В этом смысле борьба за демократию в западном смысле слова, т.е. за формализованную, как бы безопасную форму политической борьбы «по правилам» — это скрытая интенция к исключению политики вообще, к вынесению за скобки самой сути политики. Примерно так, как презерватив блокирует сущностную основу половых отношений, их реальные риски и ставки — оставляя, однако, людям иллюзию, что всё происходит «на самом деле» (и ведь это в каком-то смысле так и есть!).
То есть политика — но безопасная. Разумеется, демократия в основе своей есть именно ограничение власти, создание для неё рамок и барьеров — при том, что наличие этой самой власти, которую необходимо таким образом ограничивать понимается как априорная данность. Однако «безопасная политика» в конечном счёте неизбежно приводит к тому, что высокоразвитая система эффективных ограничителей — вот она, а ограничивать и сдерживать-то — нечего! В процессе оказывается утерян субъект власти, тот самый, которого все эти институты призваны были сдерживать и ограничивать.
И тогда он приходит — причём чаще всего с неожиданной стороны.

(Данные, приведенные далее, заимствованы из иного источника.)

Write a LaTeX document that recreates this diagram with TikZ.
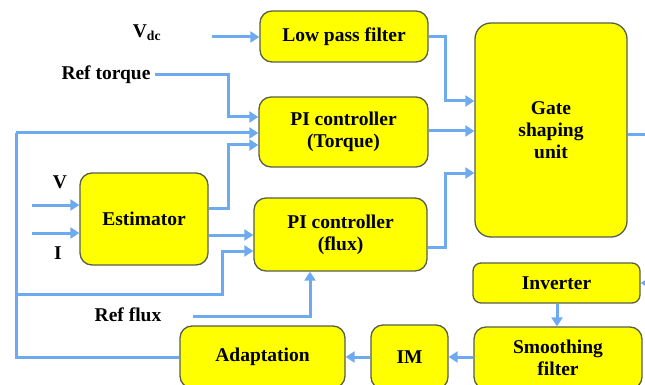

Либо извне — в виде внешней абсолютной и непреодолимой угрозы, к которой остаётся только присоединиться. Либо изнутри самой системы: фашизм — это про то, как штатный трикстер «демократической» сцены превращается в «беспредельного» — и уже ничем не ограниченного — субъекта политики. Либо как результат внутреннего революционного слома, коллапса системы — революции.
Система, существующая в логике безопасности, всё время пытается выдавить субъекта, исключить его вовсе из политики. В правовом смысле суверен-фундатор — это и в самом деле преступник, исключённый — по Шмитту. Смысл любой демократической революции — в фиксации факта избыточности монарха. В этом смысле она — закономерное продолжение развития идеи монархии же, как первичной системы ограничения и сдерживания воли субъекта политики.
И действительно, для повседневной жизни он не нужен, вреден, опасен и избыточен. Жизнь — это «когда чтоб не трогали». Место для него возникает только тогда, когда есть — и фиксируется — неразрешимая задача или неотвратимая угроза. Тогда прямо наоборот — система переориентируется на производство субъекта, на создание ожидания, на подготовку условий и т.д. «Возвращение короля» — это на самом деле не «возвращение», а «пришествие» в критический момент для разрешения экзистенциальной ситуации, для которой «правители» не годятся; а дальше король снова становится избыточен.
Концентрация и деконцентрация. Мобилизация и демобилизация. Сосредоточение и рассеивание. Социальность и индивидуальность. Власть и свобода. «Тирания» и «демократия». Смысл в том, что это не противоположности, а разные фазы — одного и того же социального организма, его естественного ритма жизни. Соответственно, парадокс в том, что невозможно построить отдельно «демократию». Надо одновременно построить и «демократию», и «тиранию», а также и «рубильник» для переключения, причём в любой из фаз работающий в обе стороны. Право на тирана — залог свободы. Вот то, что я пытался сформулировать в прошлом году.